Juror Justin Cox has asked the parish’s District Attorney’s Office, as well as the state attorney general and legislative auditor, to look into why the administration only collected $17,549 from the developer for the building permit when the parish’s ordinance mandates the developer be charged $39,415.

Cox said he believes the developer, Gerard LaCour, is getting special treatment, thanks to “good ole boy politics.”

“You cannot make special rules for certain people,” Cox said Wednesday. “(Juror) Kyle Olinde just wants to help this man because he lives in his district.”

Olinde called the situation “unique.”

“I’m not going to shut down an $8 million project while we bicker back and forth,” Olinde said Wednesday.

Olinde admitted he authorized Parish Administrator Jim Bello to charge LaCour the lesser fee.

“I told (Bello) to go ahead and issue the permit so (LaCour) could stay within his budget for the project while we see what we can come up with to amend our ordinance,” Olinde said. “I’m definitely not trying to do anything illegal.”

Cox emailed state officials after the Police Jury voted Tuesday, 8 to 4, to ratify Bello’s directive to the permit office to allow LaCour to pay the lesser amount, which was based on fee rates the parish had before the jury amended its building permit ordinance in May 2013.

Jurors Allen Monk, Russell Young, Janet Vosburg, John Pourciau, Melanie Bueche, Cornell Dukes and Clifford Nelson voted in favor of the motion.

Cox, Albert Dukes, Glenn Ray Cline and Kurt Jarreau opposed it.

LaCour said Wednesday he asked to pay the lower amount because officials failed to notify him that permit rates had increased before he submitted his permit application in December 2013.

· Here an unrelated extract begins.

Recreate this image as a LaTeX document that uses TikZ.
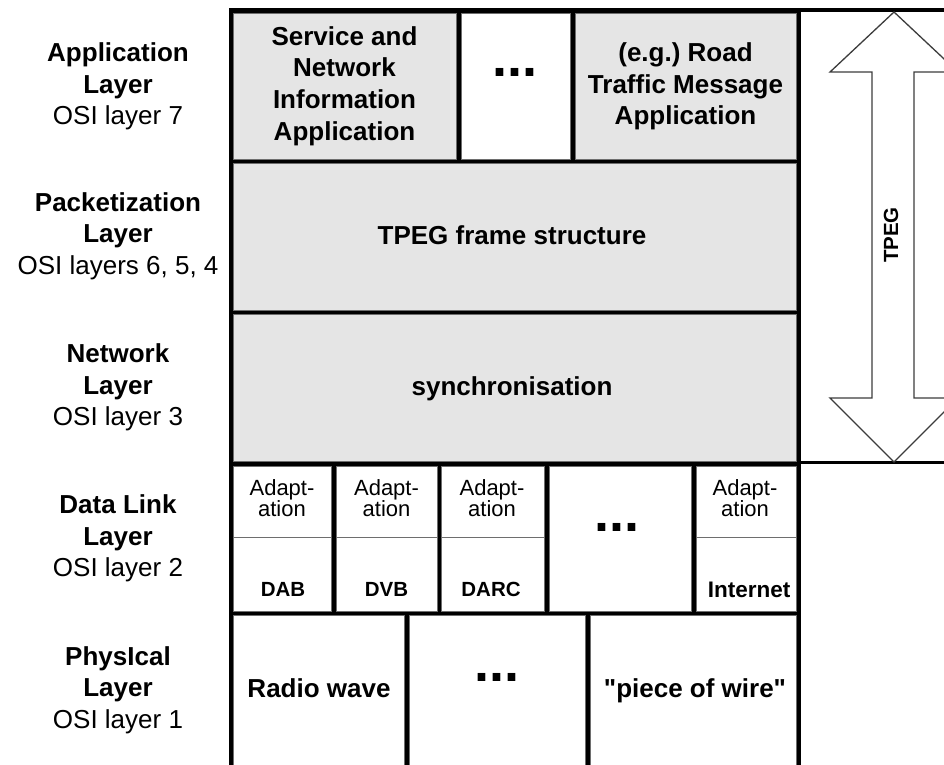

“I’ve been working on this project for seven years and no one bothered to call me about the permit fee going up,” LaCour said. “I felt like someone should have picked up the phone to call me. (They) knew I was trying to get my equity position up while I was working on getting bank and federal financing.”

He said he had the Police Jury’s support.

“They didn’t want to stop a project that was going to benefit the parish and employ 40 to 60 people,” LaCour said. “Evidently, Mr. Cox has a problem with that.”

But Cox said he believes the jury’s action Tuesday is unfair to the other 40 applicants who have applied for building permits since May 2013 and had to pay the increased fees.

“This is not about economic development,” Cox said. “(LaCour) held this project up for $20,000 — that’s how it should be looked at,” Cox said. “This is the law of the land that needs to be followed.”